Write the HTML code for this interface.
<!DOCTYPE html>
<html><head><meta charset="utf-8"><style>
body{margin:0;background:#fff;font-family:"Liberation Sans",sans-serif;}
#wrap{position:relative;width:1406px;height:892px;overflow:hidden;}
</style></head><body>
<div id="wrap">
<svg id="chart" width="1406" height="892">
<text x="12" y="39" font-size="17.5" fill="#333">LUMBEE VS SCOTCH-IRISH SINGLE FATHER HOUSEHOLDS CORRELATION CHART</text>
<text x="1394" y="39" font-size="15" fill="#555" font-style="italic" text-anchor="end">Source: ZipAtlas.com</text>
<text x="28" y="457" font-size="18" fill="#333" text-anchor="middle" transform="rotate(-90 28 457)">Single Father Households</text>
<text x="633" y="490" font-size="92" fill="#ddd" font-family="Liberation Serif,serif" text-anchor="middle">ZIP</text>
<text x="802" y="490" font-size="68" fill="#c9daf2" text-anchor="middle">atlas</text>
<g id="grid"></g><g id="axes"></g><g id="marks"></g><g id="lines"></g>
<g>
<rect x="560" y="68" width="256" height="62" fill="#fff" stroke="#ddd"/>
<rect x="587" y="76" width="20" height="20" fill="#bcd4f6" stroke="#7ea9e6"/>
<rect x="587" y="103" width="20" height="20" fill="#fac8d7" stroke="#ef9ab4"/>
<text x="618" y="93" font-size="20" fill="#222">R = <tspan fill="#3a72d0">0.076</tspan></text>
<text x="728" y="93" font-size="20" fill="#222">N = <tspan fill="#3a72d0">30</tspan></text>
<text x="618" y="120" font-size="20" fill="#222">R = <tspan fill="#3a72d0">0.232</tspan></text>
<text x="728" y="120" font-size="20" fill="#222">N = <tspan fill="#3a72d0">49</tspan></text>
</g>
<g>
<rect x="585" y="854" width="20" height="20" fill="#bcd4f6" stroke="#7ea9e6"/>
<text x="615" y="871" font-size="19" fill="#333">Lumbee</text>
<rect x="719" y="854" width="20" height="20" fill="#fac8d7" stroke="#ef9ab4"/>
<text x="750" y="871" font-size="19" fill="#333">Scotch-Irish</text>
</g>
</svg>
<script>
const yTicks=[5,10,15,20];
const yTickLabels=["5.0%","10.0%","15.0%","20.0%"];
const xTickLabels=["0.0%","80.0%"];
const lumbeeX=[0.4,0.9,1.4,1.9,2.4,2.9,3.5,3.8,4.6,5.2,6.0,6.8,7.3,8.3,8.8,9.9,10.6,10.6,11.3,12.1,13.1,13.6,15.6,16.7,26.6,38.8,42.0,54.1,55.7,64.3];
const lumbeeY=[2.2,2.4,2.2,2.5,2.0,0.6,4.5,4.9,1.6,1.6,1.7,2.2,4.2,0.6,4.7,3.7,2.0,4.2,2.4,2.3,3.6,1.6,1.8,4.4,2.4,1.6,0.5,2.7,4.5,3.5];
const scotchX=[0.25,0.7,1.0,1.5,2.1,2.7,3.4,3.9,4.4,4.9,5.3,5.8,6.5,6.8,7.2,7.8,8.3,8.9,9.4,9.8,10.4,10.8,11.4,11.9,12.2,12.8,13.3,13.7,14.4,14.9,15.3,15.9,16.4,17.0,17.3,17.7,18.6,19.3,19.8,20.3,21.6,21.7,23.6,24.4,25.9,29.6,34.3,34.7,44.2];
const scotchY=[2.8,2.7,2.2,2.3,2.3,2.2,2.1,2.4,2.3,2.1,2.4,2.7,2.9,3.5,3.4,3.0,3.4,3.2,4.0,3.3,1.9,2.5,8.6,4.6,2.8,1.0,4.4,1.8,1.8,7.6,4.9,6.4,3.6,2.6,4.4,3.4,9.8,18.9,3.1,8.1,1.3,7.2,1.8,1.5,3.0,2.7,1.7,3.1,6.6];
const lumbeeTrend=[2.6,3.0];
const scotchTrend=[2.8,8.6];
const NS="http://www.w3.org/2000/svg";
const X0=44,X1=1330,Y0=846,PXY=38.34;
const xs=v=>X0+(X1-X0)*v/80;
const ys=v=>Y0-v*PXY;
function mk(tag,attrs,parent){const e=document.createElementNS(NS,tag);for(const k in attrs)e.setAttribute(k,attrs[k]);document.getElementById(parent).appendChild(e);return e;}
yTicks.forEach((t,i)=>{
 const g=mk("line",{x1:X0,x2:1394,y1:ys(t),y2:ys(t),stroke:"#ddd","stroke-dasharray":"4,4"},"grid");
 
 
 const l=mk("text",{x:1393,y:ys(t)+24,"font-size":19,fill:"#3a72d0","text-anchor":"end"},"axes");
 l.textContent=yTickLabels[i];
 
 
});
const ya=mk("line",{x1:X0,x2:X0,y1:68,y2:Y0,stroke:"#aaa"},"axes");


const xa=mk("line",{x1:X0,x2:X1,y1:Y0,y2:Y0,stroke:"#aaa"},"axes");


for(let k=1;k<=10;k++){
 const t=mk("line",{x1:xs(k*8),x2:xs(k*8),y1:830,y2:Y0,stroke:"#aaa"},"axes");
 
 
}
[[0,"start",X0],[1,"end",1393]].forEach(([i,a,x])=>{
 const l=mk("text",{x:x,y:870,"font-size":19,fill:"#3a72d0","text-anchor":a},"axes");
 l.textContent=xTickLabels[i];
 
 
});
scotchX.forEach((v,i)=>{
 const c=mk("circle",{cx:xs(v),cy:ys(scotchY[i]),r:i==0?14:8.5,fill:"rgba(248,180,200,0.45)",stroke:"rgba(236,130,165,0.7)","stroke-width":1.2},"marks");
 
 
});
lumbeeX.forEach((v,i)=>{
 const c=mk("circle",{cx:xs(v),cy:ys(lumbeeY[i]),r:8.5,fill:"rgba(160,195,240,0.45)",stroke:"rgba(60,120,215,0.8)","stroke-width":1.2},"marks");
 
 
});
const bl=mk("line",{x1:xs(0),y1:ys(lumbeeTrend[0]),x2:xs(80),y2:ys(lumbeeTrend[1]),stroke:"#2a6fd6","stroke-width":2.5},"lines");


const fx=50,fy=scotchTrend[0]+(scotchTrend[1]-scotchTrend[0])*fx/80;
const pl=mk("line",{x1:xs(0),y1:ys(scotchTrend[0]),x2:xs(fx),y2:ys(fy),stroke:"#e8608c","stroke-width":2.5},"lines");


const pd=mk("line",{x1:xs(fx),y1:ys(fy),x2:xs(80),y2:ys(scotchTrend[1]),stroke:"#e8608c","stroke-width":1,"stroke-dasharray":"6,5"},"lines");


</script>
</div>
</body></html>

What needs to be done
Faithfully transcribe the whole of the data.

Correct result
Write the HTML code for this interface.
<!DOCTYPE html>
<html><head><meta charset="utf-8"><style>
body{margin:0;background:#fff;font-family:"Liberation Sans",sans-serif;}
#wrap{position:relative;width:1406px;height:892px;overflow:hidden;}
</style></head><body>
<div id="wrap">
<svg id="chart" width="1406" height="892">
<text x="12" y="39" font-size="17.5" fill="#333">LUMBEE VS SCOTCH-IRISH SINGLE FATHER HOUSEHOLDS CORRELATION CHART</text>
<text x="1394" y="39" font-size="15" fill="#555" font-style="italic" text-anchor="end">Source: ZipAtlas.com</text>
<text x="28" y="457" font-size="18" fill="#333" text-anchor="middle" transform="rotate(-90 28 457)">Single Father Households</text>
<text x="633" y="490" font-size="92" fill="#ddd" font-family="Liberation Serif,serif" text-anchor="middle">ZIP</text>
<text x="802" y="490" font-size="68" fill="#c9daf2" text-anchor="middle">atlas</text>
<g id="grid"></g><g id="axes"></g><g id="marks"></g><g id="lines"></g>
<g>
<rect x="560" y="68" width="256" height="62" fill="#fff" stroke="#ddd"/>
<rect x="587" y="76" width="20" height="20" fill="#bcd4f6" stroke="#7ea9e6"/>
<rect x="587" y="103" width="20" height="20" fill="#fac8d7" stroke="#ef9ab4"/>
<text x="618" y="93" font-size="20" fill="#222">R = <tspan fill="#3a72d0">0.076</tspan></text>
<text x="728" y="93" font-size="20" fill="#222">N = <tspan fill="#3a72d0">30</tspan></text>
<text x="618" y="120" font-size="20" fill="#222">R = <tspan fill="#3a72d0">0.232</tspan></text>
<text x="728" y="120" font-size="20" fill="#222">N = <tspan fill="#3a72d0">49</tspan></text>
</g>
<g>
<rect x="585" y="854" width="20" height="20" fill="#bcd4f6" stroke="#7ea9e6"/>
<text x="615" y="871" font-size="19" fill="#333">Lumbee</text>
<rect x="719" y="854" width="20" height="20" fill="#fac8d7" stroke="#ef9ab4"/>
<text x="750" y="871" font-size="19" fill="#333">Scotch-Irish</text>
</g>
</svg>
<script>
const yTicks=[5,10,15,20];
const yTickLabels=["5.0%","10.0%","15.0%","20.0%"];
const xTickLabels=["0.0%","80.0%"];
const lumbeeX=[0.4,0.9,1.4,1.9,2.4,2.9,3.5,3.8,4.6,5.2,6.0,6.8,7.3,8.3,8.8,9.9,10.6,10.6,11.3,12.1,13.1,13.6,15.6,16.7,26.6,38.8,42.0,54.1,55.7,64.3];
const lumbeeY=[2.2,2.4,2.2,2.5,2.0,0.6,4.5,4.9,1.6,1.6,1.7,2.2,4.2,0.6,4.7,3.7,2.0,4.2,2.4,2.3,3.6,1.6,1.8,4.4,2.4,1.6,0.5,2.7,4.5,3.5];
const scotchX=[0.25,0.7,1.0,1.5,2.1,2.7,3.4,3.9,4.4,4.9,5.3,5.8,6.5,6.8,7.2,7.8,8.3,8.9,9.4,9.8,10.4,10.8,11.4,11.9,12.2,12.8,13.3,13.7,14.4,14.9,15.3,15.9,16.4,17.0,17.3,17.7,18.6,19.3,19.8,20.3,21.6,21.7,23.6,24.4,25.9,29.6,34.3,34.7,44.2];
const scotchY=[2.8,2.7,2.2,2.3,2.3,2.2,2.1,2.4,2.3,2.1,2.4,2.7,2.9,3.5,3.4,3.0,3.4,3.2,4.0,3.3,1.9,2.5,8.6,4.6,2.8,1.0,4.4,1.8,1.8,7.6,4.9,6.4,3.6,2.6,4.4,3.4,9.8,18.9,3.1,8.1,1.3,7.2,1.8,1.5,3.0,2.7,1.7,3.1,6.6];
const lumbeeTrend=[2.6,3.0];
const scotchTrend=[2.8,8.6];
const NS="http://www.w3.org/2000/svg";
const X0=44,X1=1330,Y0=846,PXY=38.34;
const xs=v=>X0+(X1-X0)*v/80;
const ys=v=>Y0-v*PXY;
function mk(tag,attrs,parent){const e=document.createElementNS(NS,tag);for(const k in attrs)e.setAttribute(k,attrs[k]);document.getElementById(parent).appendChild(e);return e;}
yTicks.forEach((t,i)=>{
 const g=mk("line",{x1:X0,x2:1394,y1:ys(t),y2:ys(t),stroke:"#ddd","stroke-dasharray":"4,4"},"grid");
 
 
 const l=mk("text",{x:1393,y:ys(t)+24,"font-size":19,fill:"#3a72d0","text-anchor":"end"},"axes");
 l.textContent=yTickLabels[i];
 
 
});
const ya=mk("line",{x1:X0,x2:X0,y1:68,y2:Y0,stroke:"#aaa"},"axes");


const xa=mk("line",{x1:X0,x2:X1,y1:Y0,y2:Y0,stroke:"#aaa"},"axes");


for(let k=1;k<=10;k++){
 const t=mk("line",{x1:xs(k*8),x2:xs(k*8),y1:830,y2:Y0,stroke:"#aaa"},"axes");
 
 
}
[[0,"start",X0],[1,"end",1393]].forEach(([i,a,x])=>{
 const l=mk("text",{x:x,y:870,"font-size":19,fill:"#3a72d0","text-anchor":a},"axes");
 l.textContent=xTickLabels[i];
 
 
});
scotchX.forEach((v,i)=>{
 const c=mk("circle",{cx:xs(v),cy:ys(scotchY[i]),r:i==0?14:8.5,fill:"rgba(248,180,200,0.45)",stroke:"rgba(236,130,165,0.7)","stroke-width":1.2},"marks");
 
 
});
lumbeeX.forEach((v,i)=>{
 const c=mk("circle",{cx:xs(v),cy:ys(lumbeeY[i]),r:8.5,fill:"rgba(160,195,240,0.45)",stroke:"rgba(60,120,215,0.8)","stroke-width":1.2},"marks");
 
 
});
const bl=mk("line",{x1:xs(0),y1:ys(lumbeeTrend[0]),x2:xs(80),y2:ys(lumbeeTrend[1]),stroke:"#2a6fd6","stroke-width":2.5},"lines");


const fx=50,fy=scotchTrend[0]+(scotchTrend[1]-scotchTrend[0])*fx/80;
const pl=mk("line",{x1:xs(0),y1:ys(scotchTrend[0]),x2:xs(fx),y2:ys(fy),stroke:"#e8608c","stroke-width":2.5},"lines");


const pd=mk("line",{x1:xs(fx),y1:ys(fy),x2:xs(80),y2:ys(scotchTrend[1]),stroke:"#e8608c","stroke-width":1,"stroke-dasharray":"6,5"},"lines");


</script>
</div>
</body></html>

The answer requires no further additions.